TASK PROMPT: Repeat the data word for word. Do not include the pictures.
>> Begin
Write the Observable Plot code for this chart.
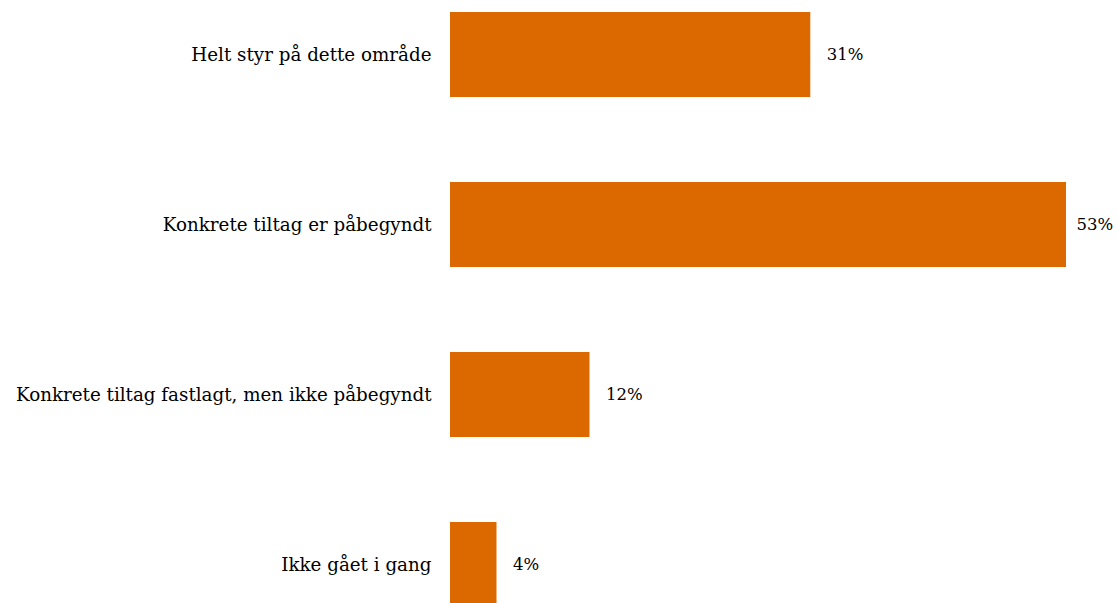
<!DOCTYPE html>
<html>
<head>
<meta charset="utf-8">
<script src="https://cdn.jsdelivr.net/npm/d3@7"></script>
<script src="https://cdn.jsdelivr.net/npm/@observablehq/plot@0.6"></script>
<style>
  html, body { margin: 0; padding: 0; background: #fff; overflow: hidden; }
  svg { display: block; }
</style>
</head>
<body>
<div id="chart"></div>
<script>
const categories = [
  "Helt styr på dette område",
  "Konkrete tiltag er påbegyndt",
  "Konkrete tiltag fastlagt, men ikke påbegyndt",
  "Ikke gået i gang"
];
const values = [31, 53, 12, 4];

const data = categories.map((c, i) => ({category: c, value: values[i]}));
const maxVal = d3.max(values);

const chart = Plot.plot({
  width: 1119,
  height: 618,
  marginLeft: 450,
  marginRight: 53,
  marginTop: 0,
  marginBottom: 0,
  style: {fontFamily: "'DejaVu Serif', serif", fontSize: "16px", color: "#000", background: "#fff"},
  x: {domain: [0, maxVal], axis: null},
  y: {domain: categories, paddingInner: 0.5, paddingOuter: 0.065, label: null},
  marks: [
    Plot.barX(data, {x: "value", y: "category", fill: "#db6900"}),
    Plot.axisY({tickSize: 0, tickPadding: 19, label: null, fontSize: 18.3, fill: "#000"}),
    Plot.text(data.filter(d => d.value !== maxVal), {x: "value", y: "category", text: d => d.value + "%", textAnchor: "start", dx: 16, fill: "#000", fontSize: 16.5}),
    Plot.text(data.filter(d => d.value === maxVal), {x: "value", y: "category", text: d => d.value + "%", textAnchor: "start", dx: 10, fill: "#000", fontSize: 16.5})
  ]
});
document.getElementById("chart").appendChild(chart);
</script>
</body>
</html>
>> End
RESPONSE FOR THIS EXERCISE:
Write the Observable Plot code for this chart.
<!DOCTYPE html>
<html>
<head>
<meta charset="utf-8">
<script src="https://cdn.jsdelivr.net/npm/d3@7"></script>
<script src="https://cdn.jsdelivr.net/npm/@observablehq/plot@0.6"></script>
<style>
  html, body { margin: 0; padding: 0; background: #fff; overflow: hidden; }
  svg { display: block; }
</style>
</head>
<body>
<div id="chart"></div>
<script>
const categories = [
  "Helt styr på dette område",
  "Konkrete tiltag er påbegyndt",
  "Konkrete tiltag fastlagt, men ikke påbegyndt",
  "Ikke gået i gang"
];
const values = [31, 53, 12, 4];

const data = categories.map((c, i) => ({category: c, value: values[i]}));
const maxVal = d3.max(values);

const chart = Plot.plot({
  width: 1119,
  height: 618,
  marginLeft: 450,
  marginRight: 53,
  marginTop: 0,
  marginBottom: 0,
  style: {fontFamily: "'DejaVu Serif', serif", fontSize: "16px", color: "#000", background: "#fff"},
  x: {domain: [0, maxVal], axis: null},
  y: {domain: categories, paddingInner: 0.5, paddingOuter: 0.065, label: null},
  marks: [
    Plot.barX(data, {x: "value", y: "category", fill: "#db6900"}),
    Plot.axisY({tickSize: 0, tickPadding: 19, label: null, fontSize: 18.3, fill: "#000"}),
    Plot.text(data.filter(d => d.value !== maxVal), {x: "value", y: "category", text: d => d.value + "%", textAnchor: "start", dx: 16, fill: "#000", fontSize: 16.5}),
    Plot.text(data.filter(d => d.value === maxVal), {x: "value", y: "category", text: d => d.value + "%", textAnchor: "start", dx: 10, fill: "#000", fontSize: 16.5})
  ]
});
document.getElementById("chart").appendChild(chart);
</script>
</body>
</html>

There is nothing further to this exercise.